◆ **Given task**:
Leave out every picture, then output exactly the lines between the ones holding "Output the Python" and "a_w20 = [2.11, 2.00, 1.805, 1.75, 1.615]", inclusive, and nothing beyond them.

◆ **Task data**:

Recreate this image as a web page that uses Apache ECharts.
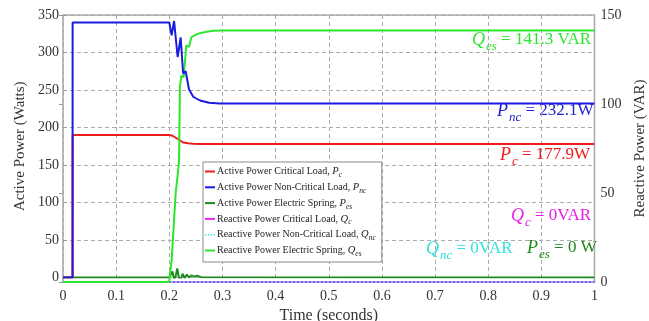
* * *
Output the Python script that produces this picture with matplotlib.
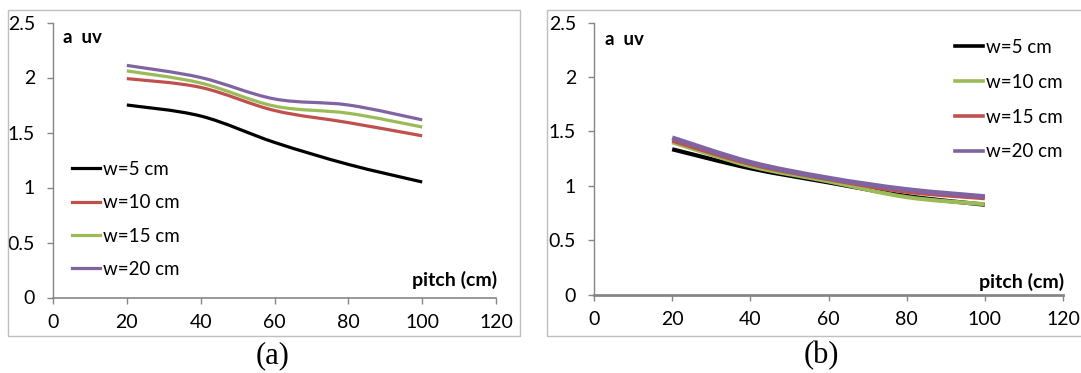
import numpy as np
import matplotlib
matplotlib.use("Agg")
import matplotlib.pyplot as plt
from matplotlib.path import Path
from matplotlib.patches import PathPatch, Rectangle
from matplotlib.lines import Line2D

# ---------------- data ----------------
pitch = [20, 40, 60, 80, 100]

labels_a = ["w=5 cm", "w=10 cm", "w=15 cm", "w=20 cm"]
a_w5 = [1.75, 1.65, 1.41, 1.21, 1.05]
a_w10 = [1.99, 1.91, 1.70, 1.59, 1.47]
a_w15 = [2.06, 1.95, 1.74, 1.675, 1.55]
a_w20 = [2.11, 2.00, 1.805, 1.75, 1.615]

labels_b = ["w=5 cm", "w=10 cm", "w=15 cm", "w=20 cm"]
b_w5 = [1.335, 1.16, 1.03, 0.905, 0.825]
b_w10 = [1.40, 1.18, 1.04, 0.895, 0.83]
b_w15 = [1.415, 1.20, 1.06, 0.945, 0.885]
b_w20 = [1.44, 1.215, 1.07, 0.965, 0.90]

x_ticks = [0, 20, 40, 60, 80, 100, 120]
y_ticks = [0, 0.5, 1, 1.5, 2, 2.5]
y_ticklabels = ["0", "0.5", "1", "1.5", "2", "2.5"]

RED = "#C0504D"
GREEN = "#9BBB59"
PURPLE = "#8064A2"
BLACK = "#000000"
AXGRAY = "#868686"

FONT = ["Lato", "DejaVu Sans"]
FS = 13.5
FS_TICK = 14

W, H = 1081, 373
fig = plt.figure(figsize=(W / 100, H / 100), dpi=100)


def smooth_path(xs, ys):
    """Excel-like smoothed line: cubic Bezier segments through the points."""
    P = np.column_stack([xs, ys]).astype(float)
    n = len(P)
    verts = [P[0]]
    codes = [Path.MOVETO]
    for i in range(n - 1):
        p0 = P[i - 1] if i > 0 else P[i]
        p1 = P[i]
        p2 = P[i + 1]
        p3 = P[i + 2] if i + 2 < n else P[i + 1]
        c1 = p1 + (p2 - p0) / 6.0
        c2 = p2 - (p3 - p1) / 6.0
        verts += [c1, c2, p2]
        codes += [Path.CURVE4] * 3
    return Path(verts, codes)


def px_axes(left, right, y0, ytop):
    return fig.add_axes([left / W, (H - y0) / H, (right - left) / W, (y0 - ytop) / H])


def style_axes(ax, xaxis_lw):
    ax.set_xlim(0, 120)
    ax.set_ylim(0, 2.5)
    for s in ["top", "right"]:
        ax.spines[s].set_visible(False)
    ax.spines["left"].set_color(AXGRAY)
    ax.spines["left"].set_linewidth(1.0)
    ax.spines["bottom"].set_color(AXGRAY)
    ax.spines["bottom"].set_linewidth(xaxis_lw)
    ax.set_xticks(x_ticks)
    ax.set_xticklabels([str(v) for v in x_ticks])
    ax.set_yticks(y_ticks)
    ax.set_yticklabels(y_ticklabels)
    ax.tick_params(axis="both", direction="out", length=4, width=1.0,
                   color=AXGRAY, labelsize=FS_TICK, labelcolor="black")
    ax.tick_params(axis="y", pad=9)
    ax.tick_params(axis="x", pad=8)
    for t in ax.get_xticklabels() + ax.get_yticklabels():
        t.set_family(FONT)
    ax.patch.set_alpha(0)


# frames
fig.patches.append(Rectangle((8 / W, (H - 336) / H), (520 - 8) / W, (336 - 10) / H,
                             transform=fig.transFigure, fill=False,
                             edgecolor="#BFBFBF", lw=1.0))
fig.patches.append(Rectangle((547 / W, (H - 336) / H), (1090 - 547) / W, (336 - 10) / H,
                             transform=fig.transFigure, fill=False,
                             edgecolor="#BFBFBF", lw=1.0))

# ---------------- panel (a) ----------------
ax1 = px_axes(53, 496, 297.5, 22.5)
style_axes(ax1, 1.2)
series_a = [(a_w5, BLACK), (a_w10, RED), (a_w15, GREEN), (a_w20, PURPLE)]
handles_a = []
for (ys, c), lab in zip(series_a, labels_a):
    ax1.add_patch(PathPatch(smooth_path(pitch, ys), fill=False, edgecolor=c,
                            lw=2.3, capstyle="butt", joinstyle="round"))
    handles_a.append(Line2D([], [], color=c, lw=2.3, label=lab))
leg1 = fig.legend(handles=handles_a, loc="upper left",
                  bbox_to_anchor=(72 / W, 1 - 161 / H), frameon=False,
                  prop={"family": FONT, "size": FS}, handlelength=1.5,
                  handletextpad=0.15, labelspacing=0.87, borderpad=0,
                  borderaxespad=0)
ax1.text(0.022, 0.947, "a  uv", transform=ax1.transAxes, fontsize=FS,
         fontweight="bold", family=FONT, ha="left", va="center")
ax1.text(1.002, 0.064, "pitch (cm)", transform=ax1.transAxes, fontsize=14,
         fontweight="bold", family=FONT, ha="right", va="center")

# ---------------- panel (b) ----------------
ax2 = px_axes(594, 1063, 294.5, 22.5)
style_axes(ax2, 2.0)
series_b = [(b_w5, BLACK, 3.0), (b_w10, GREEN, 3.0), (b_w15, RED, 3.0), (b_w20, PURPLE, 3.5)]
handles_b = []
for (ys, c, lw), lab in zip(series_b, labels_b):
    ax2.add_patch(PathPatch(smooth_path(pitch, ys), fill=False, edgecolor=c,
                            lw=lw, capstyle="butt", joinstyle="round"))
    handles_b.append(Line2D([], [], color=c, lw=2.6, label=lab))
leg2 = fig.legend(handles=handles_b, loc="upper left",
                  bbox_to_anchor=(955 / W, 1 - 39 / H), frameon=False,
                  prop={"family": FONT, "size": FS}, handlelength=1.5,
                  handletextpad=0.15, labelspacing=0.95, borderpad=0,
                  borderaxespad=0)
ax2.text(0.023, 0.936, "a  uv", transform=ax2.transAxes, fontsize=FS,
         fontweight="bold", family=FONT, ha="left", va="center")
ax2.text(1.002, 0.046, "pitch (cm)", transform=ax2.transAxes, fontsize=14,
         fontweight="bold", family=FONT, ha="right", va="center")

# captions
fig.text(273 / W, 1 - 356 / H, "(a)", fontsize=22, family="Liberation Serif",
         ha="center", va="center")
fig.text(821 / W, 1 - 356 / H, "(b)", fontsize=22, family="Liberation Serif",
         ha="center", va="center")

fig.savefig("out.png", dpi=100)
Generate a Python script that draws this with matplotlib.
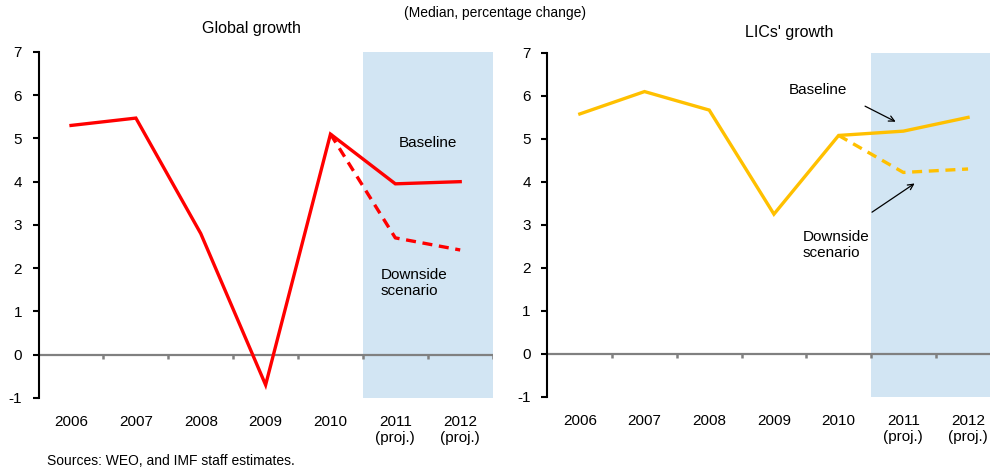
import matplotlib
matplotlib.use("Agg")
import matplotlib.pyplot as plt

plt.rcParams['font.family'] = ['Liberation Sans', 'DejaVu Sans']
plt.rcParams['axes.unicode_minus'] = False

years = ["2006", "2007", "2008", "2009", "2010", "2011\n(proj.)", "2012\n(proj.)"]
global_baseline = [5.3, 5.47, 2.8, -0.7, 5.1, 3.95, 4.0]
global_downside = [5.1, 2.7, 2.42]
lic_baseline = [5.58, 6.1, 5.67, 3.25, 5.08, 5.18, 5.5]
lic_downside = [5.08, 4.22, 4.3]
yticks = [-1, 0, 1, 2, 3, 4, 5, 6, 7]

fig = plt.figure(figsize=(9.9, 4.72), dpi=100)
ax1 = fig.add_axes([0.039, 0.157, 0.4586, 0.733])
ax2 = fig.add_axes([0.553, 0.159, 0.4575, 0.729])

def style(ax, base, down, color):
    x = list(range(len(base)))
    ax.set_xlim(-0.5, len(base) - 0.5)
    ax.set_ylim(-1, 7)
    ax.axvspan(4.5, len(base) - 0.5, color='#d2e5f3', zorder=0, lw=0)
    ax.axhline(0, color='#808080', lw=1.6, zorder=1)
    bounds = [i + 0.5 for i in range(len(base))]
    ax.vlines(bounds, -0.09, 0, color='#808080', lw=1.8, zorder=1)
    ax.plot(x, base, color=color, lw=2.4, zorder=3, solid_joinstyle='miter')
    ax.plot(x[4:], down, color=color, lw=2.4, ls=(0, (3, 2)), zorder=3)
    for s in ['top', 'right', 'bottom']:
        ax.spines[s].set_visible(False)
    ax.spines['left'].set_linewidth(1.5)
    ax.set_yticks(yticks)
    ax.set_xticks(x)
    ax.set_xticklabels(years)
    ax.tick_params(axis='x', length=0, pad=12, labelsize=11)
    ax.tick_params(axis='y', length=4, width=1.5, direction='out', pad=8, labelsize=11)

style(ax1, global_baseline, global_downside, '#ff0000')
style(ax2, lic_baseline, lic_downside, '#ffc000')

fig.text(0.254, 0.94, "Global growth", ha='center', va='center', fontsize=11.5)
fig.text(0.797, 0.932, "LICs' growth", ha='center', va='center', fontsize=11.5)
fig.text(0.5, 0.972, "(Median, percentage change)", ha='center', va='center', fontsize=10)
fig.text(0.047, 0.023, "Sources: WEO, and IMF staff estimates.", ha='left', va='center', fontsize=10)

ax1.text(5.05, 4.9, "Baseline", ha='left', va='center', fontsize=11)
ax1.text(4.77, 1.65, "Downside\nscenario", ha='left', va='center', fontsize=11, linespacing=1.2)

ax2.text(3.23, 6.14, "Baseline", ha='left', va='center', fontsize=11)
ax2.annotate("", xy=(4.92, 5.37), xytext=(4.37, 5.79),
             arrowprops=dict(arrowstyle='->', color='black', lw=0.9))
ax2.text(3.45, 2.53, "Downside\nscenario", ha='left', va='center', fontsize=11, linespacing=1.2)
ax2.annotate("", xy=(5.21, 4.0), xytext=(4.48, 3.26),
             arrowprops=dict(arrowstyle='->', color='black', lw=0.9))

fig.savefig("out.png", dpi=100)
--
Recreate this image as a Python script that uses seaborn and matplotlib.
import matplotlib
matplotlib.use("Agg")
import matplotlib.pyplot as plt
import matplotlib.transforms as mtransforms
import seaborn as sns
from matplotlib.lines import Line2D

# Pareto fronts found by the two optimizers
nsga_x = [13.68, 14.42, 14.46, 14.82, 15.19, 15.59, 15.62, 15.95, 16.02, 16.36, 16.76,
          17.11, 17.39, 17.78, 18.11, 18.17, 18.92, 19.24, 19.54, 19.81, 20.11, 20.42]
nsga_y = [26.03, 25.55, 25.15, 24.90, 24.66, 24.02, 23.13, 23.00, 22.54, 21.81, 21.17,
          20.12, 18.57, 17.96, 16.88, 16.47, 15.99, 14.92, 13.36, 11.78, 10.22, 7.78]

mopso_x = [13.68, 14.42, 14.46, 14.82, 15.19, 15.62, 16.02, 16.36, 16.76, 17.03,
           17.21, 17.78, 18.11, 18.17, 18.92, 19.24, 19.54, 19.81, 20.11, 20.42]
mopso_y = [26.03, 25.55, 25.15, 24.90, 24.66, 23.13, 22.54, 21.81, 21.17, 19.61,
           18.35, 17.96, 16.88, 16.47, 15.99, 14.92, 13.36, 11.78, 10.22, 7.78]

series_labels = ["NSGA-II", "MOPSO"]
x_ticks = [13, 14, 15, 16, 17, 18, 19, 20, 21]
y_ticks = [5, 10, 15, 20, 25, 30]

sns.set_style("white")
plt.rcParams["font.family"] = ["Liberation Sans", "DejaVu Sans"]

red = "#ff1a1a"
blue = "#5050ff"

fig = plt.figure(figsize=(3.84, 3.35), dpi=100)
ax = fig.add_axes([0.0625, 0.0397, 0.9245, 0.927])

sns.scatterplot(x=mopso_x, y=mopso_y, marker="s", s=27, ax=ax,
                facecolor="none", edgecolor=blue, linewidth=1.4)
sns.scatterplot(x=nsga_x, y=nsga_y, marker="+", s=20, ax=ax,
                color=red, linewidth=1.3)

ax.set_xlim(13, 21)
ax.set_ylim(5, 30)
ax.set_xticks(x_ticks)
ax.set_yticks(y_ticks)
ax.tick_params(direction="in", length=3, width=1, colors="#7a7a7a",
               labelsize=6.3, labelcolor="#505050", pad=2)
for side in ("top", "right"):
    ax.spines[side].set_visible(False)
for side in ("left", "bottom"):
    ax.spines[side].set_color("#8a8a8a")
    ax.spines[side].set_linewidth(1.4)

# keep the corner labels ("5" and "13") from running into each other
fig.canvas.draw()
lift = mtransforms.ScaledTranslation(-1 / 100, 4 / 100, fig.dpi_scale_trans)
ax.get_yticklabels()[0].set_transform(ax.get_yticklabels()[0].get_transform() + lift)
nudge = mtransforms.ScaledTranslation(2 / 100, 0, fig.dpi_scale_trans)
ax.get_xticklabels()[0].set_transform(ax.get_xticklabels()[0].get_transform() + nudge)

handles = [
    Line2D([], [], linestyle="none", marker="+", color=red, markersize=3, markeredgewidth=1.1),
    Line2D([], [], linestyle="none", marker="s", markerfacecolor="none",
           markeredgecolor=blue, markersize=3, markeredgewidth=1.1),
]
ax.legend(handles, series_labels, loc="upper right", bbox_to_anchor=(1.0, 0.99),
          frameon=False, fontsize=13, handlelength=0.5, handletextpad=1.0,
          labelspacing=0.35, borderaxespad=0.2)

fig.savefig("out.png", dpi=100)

◆ **Full solution**:
Output the Python script that produces this picture with matplotlib.
import numpy as np
import matplotlib
matplotlib.use("Agg")
import matplotlib.pyplot as plt
from matplotlib.path import Path
from matplotlib.patches import PathPatch, Rectangle
from matplotlib.lines import Line2D

# ---------------- data ----------------
pitch = [20, 40, 60, 80, 100]

labels_a = ["w=5 cm", "w=10 cm", "w=15 cm", "w=20 cm"]
a_w5 = [1.75, 1.65, 1.41, 1.21, 1.05]
a_w10 = [1.99, 1.91, 1.70, 1.59, 1.47]
a_w15 = [2.06, 1.95, 1.74, 1.675, 1.55]
a_w20 = [2.11, 2.00, 1.805, 1.75, 1.615]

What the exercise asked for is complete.